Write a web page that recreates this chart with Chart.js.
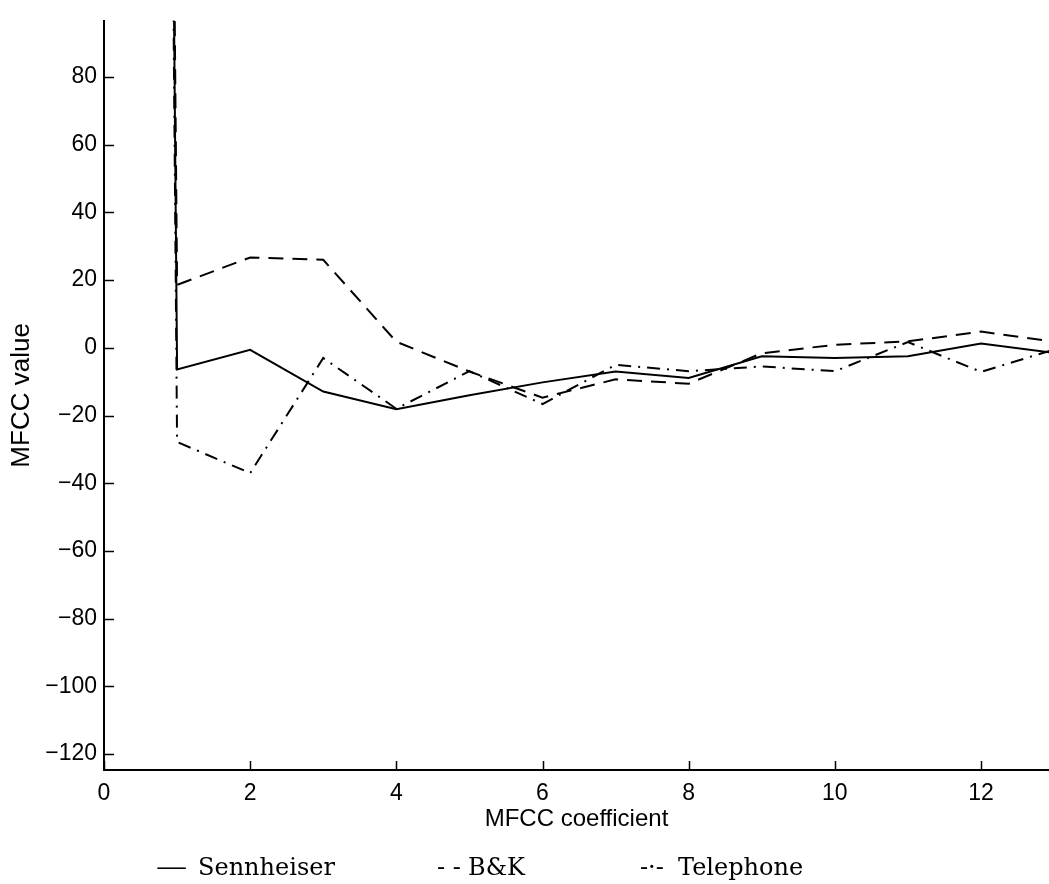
<!DOCTYPE html>
<html>
<head>
<meta charset="utf-8">
<title>MFCC value</title>
<script src="https://cdn.jsdelivr.net/npm/chart.js@4.4.0/dist/chart.umd.min.js"></script>
<style>
    html, body { margin: 0; padding: 0; background: #fff; }
    #wrap { position: relative; width: 1049px; height: 884px; }
    #mfccChart { position: absolute; left: 0; top: 0; }
    #legend {
        position: absolute; left: 0; top: 855px; width: 1049px; height: 28px;
        font-family: 'DejaVu Serif', serif; font-size: 24px; line-height: 1;
        color: #000; white-space: nowrap;
    }
    #legend .item { position: absolute; top: 0; }
    #legend .sym { display: inline-block; }
    #legend .item:nth-child(1) { left: 156px; }
    #legend .item:nth-child(1) .sym { width: 42px; transform: scaleX(1.3); transform-origin: left center; }
    #legend .item:nth-child(2) { left: 437px; }
    #legend .item:nth-child(2) .sym { width: 31px; }
    #legend .item:nth-child(3) { left: 640px; }
    #legend .item:nth-child(3) .sym { width: 38px; }
</style>
</head>
<body>
<div id="wrap">
    <canvas id="mfccChart" width="1049" height="884"></canvas>
    <div id="legend"></div>
</div>
<script>
// ===================================================================
// MFCC POR MICROFONE
// ===================================================================

// índice do coeficiente (o c0 fica bem acima do topo do eixo)
const coefs = [0, 1, 2, 3, 4, 5, 6, 7, 8, 9, 10, 11, 12, 13];

const sennheiser = [2500, -6.4, -0.6, -12.9, -18.1, -14.0, -10.2, -7.0, -8.9, -2.5, -3.0, -2.5, 1.3, -1.5];
const bk         = [2450, 18.6, 26.7, 26.0, 1.8, -7.0, -14.7, -9.3, -10.6, -1.6, 0.9, 1.9, 4.8, 1.8];
const telefone   = [2550, -27.8, -37.0, -3.0, -18.0, -6.9, -16.6, -5.0, -6.9, -5.5, -6.9, 1.7, -7.1, -0.5];

const nomes = ['Sennheiser', 'B&K', 'Telephone'];
const simbolos = ['\u2014', '- -', '-\u00b7-'];

const xTicks = [0, 2, 4, 6, 8, 10, 12];
const yTicks = [-120, -100, -80, -60, -40, -20, 0, 20, 40, 60, 80];

const fonteEixo = { family: "'Liberation Sans', Arial, sans-serif" };

function serie(label, valores, dash) {
    return {
        label: label,
        data: coefs.map((c, i) => ({ x: c, y: valores[i] })),
        borderColor: '#000',
        borderWidth: 2,
        borderDash: dash,
        pointRadius: 0,
        fill: false,
        tension: 0
    };
}

// marcas dos ticks viradas para dentro da área do gráfico
const ticksParaDentro = {
    id: 'ticksParaDentro',
    afterDraw(chart) {
        const { ctx, chartArea, scales } = chart;
        ctx.save();
        ctx.strokeStyle = '#000';
        ctx.lineWidth = 1.5;
        ctx.beginPath();
        scales.x.ticks.forEach(t => {
            const px = Math.round(scales.x.getPixelForValue(t.value)) + 0.5;
            ctx.moveTo(px, chartArea.bottom);
            ctx.lineTo(px, chartArea.bottom - 9);
        });
        scales.y.ticks.forEach(t => {
            const py = Math.round(scales.y.getPixelForValue(t.value)) + 0.5;
            ctx.moveTo(chartArea.left, py);
            ctx.lineTo(chartArea.left + 10, py);
        });
        ctx.stroke();
        ctx.restore();
    }
};

const menos = v => (v < 0 ? '\u2212' + Math.abs(v) : String(v));

new Chart(document.getElementById('mfccChart'), {
    type: 'line',
    data: {
        datasets: [
            serie(nomes[0], sennheiser, []),
            serie(nomes[1], bk, [15, 9]),
            serie(nomes[2], telefone, [13, 7, 2, 7])
        ]
    },
    options: {
        responsive: false,
        animation: false,
        devicePixelRatio: 1,
        layout: { padding: { top: 12, right: 0, bottom: 44, left: 0 } },
        plugins: {
            legend: { display: false },
            tooltip: { enabled: false }
        },
        scales: {
            x: {
                type: 'linear',
                min: 0,
                max: 12.93,
                afterBuildTicks: s => { s.ticks = xTicks.map(v => ({ value: v })); },
                afterFit: s => { s.height = 70; },
                grid: { drawOnChartArea: false, drawTicks: false },
                border: { display: true, color: '#000', width: 2 },
                ticks: {
                    padding: 10,
                    color: '#000',
                    maxRotation: 0,
                    font: { ...fonteEixo, size: 23 },
                    callback: menos
                },
                title: {
                    display: true,
                    text: 'MFCC coefficient',
                    color: '#000',
                    padding: { top: 0, bottom: 6 },
                    font: { ...fonteEixo, size: 24 }
                }
            },
            y: {
                min: -124.7,
                max: 96.6,
                afterBuildTicks: s => { s.ticks = yTicks.map(v => ({ value: v })); },
                afterFit: s => { s.width = 104; },
                grid: { drawOnChartArea: false, drawTicks: false },
                border: { display: true, color: '#000', width: 2 },
                ticks: {
                    padding: 7,
                    color: '#000',
                    font: { ...fonteEixo, size: 23 },
                    callback: menos
                },
                title: {
                    display: true,
                    text: 'MFCC value',
                    color: '#000',
                    padding: { top: 6, bottom: 0 },
                    font: { ...fonteEixo, size: 26 }
                }
            }
        }
    },
    plugins: [ticksParaDentro]
});

// legenda em texto, no estilo da figura original
const legenda = document.getElementById('legend');
nomes.forEach((nome, i) => {
    const item = document.createElement('span');
    item.className = 'item';
    const sym = document.createElement('span');
    sym.className = 'sym';
    sym.textContent = simbolos[i];
    item.appendChild(sym);
    item.appendChild(document.createTextNode(nome));
    legenda.appendChild(item);
});
</script>
</body>
</html>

**EXERCISE**
Write out each line of the data exactly; the images should be left out.

**COMPLETED TASK**
Write a web page that recreates this chart with Chart.js.
<!DOCTYPE html>
<html>
<head>
<meta charset="utf-8">
<title>MFCC value</title>
<script src="https://cdn.jsdelivr.net/npm/chart.js@4.4.0/dist/chart.umd.min.js"></script>
<style>
    html, body { margin: 0; padding: 0; background: #fff; }
    #wrap { position: relative; width: 1049px; height: 884px; }
    #mfccChart { position: absolute; left: 0; top: 0; }
    #legend {
        position: absolute; left: 0; top: 855px; width: 1049px; height: 28px;
        font-family: 'DejaVu Serif', serif; font-size: 24px; line-height: 1;
        color: #000; white-space: nowrap;
    }
    #legend .item { position: absolute; top: 0; }
    #legend .sym { display: inline-block; }
    #legend .item:nth-child(1) { left: 156px; }
    #legend .item:nth-child(1) .sym { width: 42px; transform: scaleX(1.3); transform-origin: left center; }
    #legend .item:nth-child(2) { left: 437px; }
    #legend .item:nth-child(2) .sym { width: 31px; }
    #legend .item:nth-child(3) { left: 640px; }
    #legend .item:nth-child(3) .sym { width: 38px; }
</style>
</head>
<body>
<div id="wrap">
    <canvas id="mfccChart" width="1049" height="884"></canvas>
    <div id="legend"></div>
</div>
<script>
// ===================================================================
// MFCC POR MICROFONE
// ===================================================================

// índice do coeficiente (o c0 fica bem acima do topo do eixo)
const coefs = [0, 1, 2, 3, 4, 5, 6, 7, 8, 9, 10, 11, 12, 13];

const sennheiser = [2500, -6.4, -0.6, -12.9, -18.1, -14.0, -10.2, -7.0, -8.9, -2.5, -3.0, -2.5, 1.3, -1.5];
const bk         = [2450, 18.6, 26.7, 26.0, 1.8, -7.0, -14.7, -9.3, -10.6, -1.6, 0.9, 1.9, 4.8, 1.8];
const telefone   = [2550, -27.8, -37.0, -3.0, -18.0, -6.9, -16.6, -5.0, -6.9, -5.5, -6.9, 1.7, -7.1, -0.5];

const nomes = ['Sennheiser', 'B&K', 'Telephone'];
const simbolos = ['\u2014', '- -', '-\u00b7-'];

const xTicks = [0, 2, 4, 6, 8, 10, 12];
const yTicks = [-120, -100, -80, -60, -40, -20, 0, 20, 40, 60, 80];

const fonteEixo = { family: "'Liberation Sans', Arial, sans-serif" };

function serie(label, valores, dash) {
    return {
        label: label,
        data: coefs.map((c, i) => ({ x: c, y: valores[i] })),
        borderColor: '#000',
        borderWidth: 2,
        borderDash: dash,
        pointRadius: 0,
        fill: false,
        tension: 0
    };
}

// marcas dos ticks viradas para dentro da área do gráfico
const ticksParaDentro = {
    id: 'ticksParaDentro',
    afterDraw(chart) {
        const { ctx, chartArea, scales } = chart;
        ctx.save();
        ctx.strokeStyle = '#000';
        ctx.lineWidth = 1.5;
        ctx.beginPath();
        scales.x.ticks.forEach(t => {
            const px = Math.round(scales.x.getPixelForValue(t.value)) + 0.5;
            ctx.moveTo(px, chartArea.bottom);
            ctx.lineTo(px, chartArea.bottom - 9);
        });
        scales.y.ticks.forEach(t => {
            const py = Math.round(scales.y.getPixelForValue(t.value)) + 0.5;
            ctx.moveTo(chartArea.left, py);
            ctx.lineTo(chartArea.left + 10, py);
        });
        ctx.stroke();
        ctx.restore();
    }
};

const menos = v => (v < 0 ? '\u2212' + Math.abs(v) : String(v));

new Chart(document.getElementById('mfccChart'), {
    type: 'line',
    data: {
        datasets: [
            serie(nomes[0], sennheiser, []),
            serie(nomes[1], bk, [15, 9]),
            serie(nomes[2], telefone, [13, 7, 2, 7])
        ]
    },
    options: {
        responsive: false,
        animation: false,
        devicePixelRatio: 1,
        layout: { padding: { top: 12, right: 0, bottom: 44, left: 0 } },
        plugins: {
            legend: { display: false },
            tooltip: { enabled: false }
        },
        scales: {
            x: {
                type: 'linear',
                min: 0,
                max: 12.93,
                afterBuildTicks: s => { s.ticks = xTicks.map(v => ({ value: v })); },
                afterFit: s => { s.height = 70; },
                grid: { drawOnChartArea: false, drawTicks: false },
                border: { display: true, color: '#000', width: 2 },
                ticks: {
                    padding: 10,
                    color: '#000',
                    maxRotation: 0,
                    font: { ...fonteEixo, size: 23 },
                    callback: menos
                },
                title: {
                    display: true,
                    text: 'MFCC coefficient',
                    color: '#000',
                    padding: { top: 0, bottom: 6 },
                    font: { ...fonteEixo, size: 24 }
                }
            },
            y: {
                min: -124.7,
                max: 96.6,
                afterBuildTicks: s => { s.ticks = yTicks.map(v => ({ value: v })); },
                afterFit: s => { s.width = 104; },
                grid: { drawOnChartArea: false, drawTicks: false },
                border: { display: true, color: '#000', width: 2 },
                ticks: {
                    padding: 7,
                    color: '#000',
                    font: { ...fonteEixo, size: 23 },
                    callback: menos
                },
                title: {
                    display: true,
                    text: 'MFCC value',
                    color: '#000',
                    padding: { top: 6, bottom: 0 },
                    font: { ...fonteEixo, size: 26 }
                }
            }
        }
    },
    plugins: [ticksParaDentro]
});

// legenda em texto, no estilo da figura original
const legenda = document.getElementById('legend');
nomes.forEach((nome, i) => {
    const item = document.createElement('span');
    item.className = 'item';
    const sym = document.createElement('span');
    sym.className = 'sym';
    sym.textContent = simbolos[i];
    item.appendChild(sym);
    item.appendChild(document.createTextNode(nome));
    legenda.appendChild(item);
});
</script>
</body>
</html>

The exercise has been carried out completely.